Aufgebaut ist die Organisation streng hierarchisch. Die kleinste Zelle besteht aus bis zu sieben Personen, auf der nächsthöheren Stufe der Organisation folgt der Gebietsleiter, an der Spitze der jeweiligen nationalen Organisation steht der Landesleiter. Eigenen Angaben zufolge verfügt die EA derzeit über Ableger in 13 europäischen Ländern. »Landesleiter« in Deutschland ist Rigolf Hennig, ein einschlägig vorbestrafter Rechtsextremist mit Mitgliedschaften in einer Reihe neonazistischer Organisationen. Die Landesvorsitzenden sind in der Zentrale organisiert, die die inhaltliche Ausrichtung der EA vorgibt. Ihr Vorsitzender ist – wen sollte es überraschen – der Gründer selbst.

 

Bernhard Schaub, Jahrgang 1954, kann auf eine illustre Karriere am rechten Rand zurückblicken. Er arbeitete als Lehrer an einer Rudolf-Steiner-Schule in der Schweiz, 1993 wurde er dort wegen seiner den Holocaust leugnenden Aussagen im von ihm verfassten Buch »Adler und Rose« entlassen. Auch die darauf folgende Anstellung als pädagogischer Mitarbeiter einer Erwachsenenbildungsstätte verlor er 1998 wegen rechtsextremer Äußerungen, die er bei einem Vortrag in München getätigt hatte. Seitdem inszeniert er sich, wie viele andere Neonazis es auch tun, als Robin Hood der Meinungsfreiheit, was sich auch im Programm der EA niederschlägt. Zudem war er Mitglied in diversen neonazistischen Parteien, scheute nicht die Nähe zu gewaltbereiten Kameradschaften und nahm im Dezember 2006 an der Konferenz »Überprüfung des Holocaust: Globale Vision« in der iranischen Hauptstadt Teheran teil. Dort hielt er im Auftrag der VRBHV einen Vortrag. Vorträge scheint Schaub überhaupt gern zu halten, auch bei deutschen Neonazis ist er ein gern gesehener Referent. Neben der NPD luden ihn 2011 »autonome Nationalisten« aus der Nähe von Dortmund dazu ein, für sein Projekt zu werben. Auch das »Freie Netz Süd« zeigte sich nach einer Veranstaltung mit Schaub, die im Oktober dieses Jahres stattfand, begeistert. Im November gab sich Schaub bei der Jahrestagung der »Russlanddeutschen Konservativen«, die in der Nähe von Aachen stattfand, ein Stelldichein mit bekannten Größen der Szene der Holocaustleugner wie Ursula Haverbeck und Ernst Zündel.
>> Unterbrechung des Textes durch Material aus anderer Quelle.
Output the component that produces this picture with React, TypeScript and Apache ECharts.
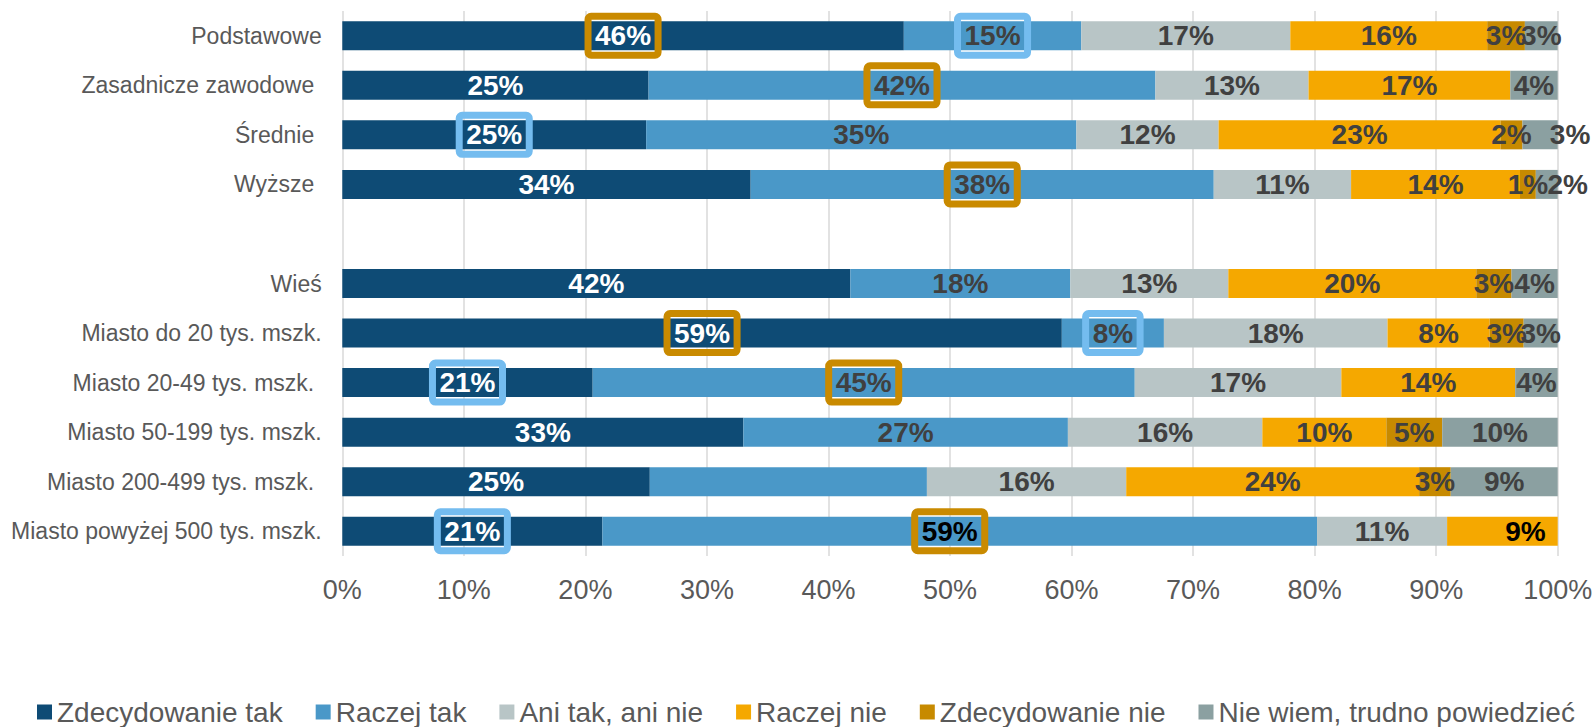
import React, { useEffect, useRef } from "react";
import * as echarts from "echarts";

const categories = [
  "Podstawowe",
  "Zasadnicze zawodowe",
  "Średnie",
  "Wyższe",
  "",
  "Wieś",
  "Miasto do 20 tys. mszk.",
  "Miasto 20-49 tys. mszk.",
  "Miasto 50-199 tys. mszk.",
  "Miasto 200-499 tys. mszk.",
  "Miasto powyżej 500 tys. mszk.",
];
// rows whose label has a trailing space in the original
const trailingSpaceRows = [1, 2, 3, 7, 9];

const seriesNames = [
  "Zdecydowanie tak",
  "Raczej tak",
  "Ani tak, ani nie",
  "Raczej nie",
  "Zdecydowanie nie",
  "Nie wiem, trudno powiedzieć",
];

const zdecydowanieTak = [46.2, 25.2, 25.0, 33.6, null, 41.8, 59.2, 20.6, 33.0, 25.3, 21.4];
const raczejTak = [14.6, 41.7, 35.4, 38.1, null, 18.1, 8.4, 44.6, 26.7, 22.8, 58.8];
const aniTakAniNie = [17.2, 12.6, 11.7, 11.3, null, 13.0, 18.4, 17.0, 16.0, 16.4, 10.7];
const raczejNie = [16.2, 16.6, 23.2, 13.9, null, 20.4, 8.4, 14.3, 10.2, 24.1, 9.1];
const zdecydowanieNie = [3.1, 0, 1.8, 1.3, null, 2.9, 2.8, 0, 4.6, 2.6, 0];
const nieWiem = [2.7, 3.9, 2.9, 1.8, null, 3.8, 2.8, 3.5, 9.5, 8.8, 0];

const xTicks = [0, 10, 20, 30, 40, 50, 60, 70, 80, 90, 100];

// annotations: [seriesIndex, rowIndex]
const goldBoxes = [[0, 0], [1, 1], [1, 3], [0, 6], [1, 7], [1, 10]];
const blueBoxes = [[1, 0], [0, 2], [1, 6], [0, 7], [0, 10]];
const blackLabels = [[1, 10], [3, 10]];
const hiddenLabels = [[1, 9]];
const labelShifts = [[5, 2, 30], [5, 3, 21], [3, 10, 23], [1, 10, -10]];

const COLORS = ["#0E4B75", "#4A98C8", "#B8C5C6", "#F5A800", "#C78A00", "#8BA0A1"];
const GOLD_BOX = "#C98A00";
const BLUE_BOX = "#74BCEF";
const FONT = '"Liberation Sans", Arial, Helvetica, sans-serif';

const has = (list: number[][], s: number, r: number) =>
  list.some((e) => e[0] === s && e[1] === r);

export default function App() {
  const ref = useRef<HTMLDivElement>(null);

  useEffect(() => {
    if (!ref.current) return;
    const chart = echarts.init(ref.current, undefined, { renderer: "svg" });
    const allSeries = [zdecydowanieTak, raczejTak, aniTakAniNie, raczejNie, zdecydowanieNie, nieWiem];

    const series = allSeries.map((values, s) => ({
      name: seriesNames[s],
      type: "bar",
      stack: "total",
      barCategoryGap: "41.5%",
      itemStyle: { color: COLORS[s] },
      label: {
        show: true,
        position: "inside",
        fontFamily: FONT,
        fontSize: 28,
        fontWeight: "bold",
        color: s === 0 ? "#FFFFFF" : "#404040",
        formatter: (p: any) => (p.value ? Math.round(p.value) + "%" : ""),
      },
      data: values.map((v, r) => {
        if (v === null) return null;
        const label: any = {};
        if (has(goldBoxes, s, r) || has(blueBoxes, s, r)) {
          label.borderColor = has(goldBoxes, s, r) ? GOLD_BOX : BLUE_BOX;
          label.borderWidth = 7;
          label.borderRadius = 3;
          label.padding = [4, 7];
          label.lineHeight = 31;
        }
        if (has(blackLabels, s, r)) label.color = "#000000";
        if (has(hiddenLabels, s, r)) label.show = false;
        const sh = labelShifts.find((e) => e[0] === s && e[1] === r);
        if (sh) label.offset = [sh[2], 0];
        return Object.keys(label).length ? { value: v, label } : v;
      }),
    }));

    chart.setOption({
      animation: false,
      textStyle: { fontFamily: FONT },
      grid: { left: 342.3, right: 38.3, top: 11, bottom: 171, containLabel: false },
      legend: {
        data: seriesNames,
        left: 37,
        top: 698,
        padding: 0,
        itemWidth: 15,
        itemHeight: 15,
        itemGap: 33,
        icon: "rect",
        textStyle: { fontFamily: FONT, fontSize: 28, color: "#595959" },
      },
      xAxis: {
        type: "value",
        min: xTicks[0],
        max: xTicks[xTicks.length - 1],
        interval: xTicks[1] - xTicks[0],
        axisLine: { show: false },
        axisTick: { show: false },
        axisLabel: {
          formatter: "{value}%",
          fontFamily: FONT,
          fontSize: 27,
          color: "#595959",
          margin: 20,
        },
        splitLine: { show: true, lineStyle: { color: "#D9D9D9", width: 1.5 } },
      },
      yAxis: {
        type: "category",
        inverse: true,
        data: categories.map((c, i) =>
          trailingSpaceRows.includes(i) ? { value: c, textStyle: { padding: [0, 7.5, 0, 0] } } : c
        ),
        axisLine: { show: false },
        axisTick: { show: false },
        axisLabel: { fontFamily: FONT, fontSize: 23, color: "#595959", margin: 20.6 },
      },
      series,
    });
    return () => chart.dispose();
  }, []);

  return (
    <div
      ref={ref}
      style={{ position: "fixed", left: 0, top: 0, width: 1596, height: 727, background: "#FFFFFF" }}
    />
  );
}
Man kennt sich aus VRBHV-Zeiten. Es ist derzeit zu beobachten, dass sich für die »Europäische Aktion« immer mehr Neonazis begeistern, mittlerweile wirbt auch das rechtsextreme Internetportal Altermedia mit einem großen Banner für die EA. Den größenwahnsinnigen Traum einer gesamteuropäischen Bewegung wird sich Schaub allerdings in absehbarer Zeit nicht erfüllen können.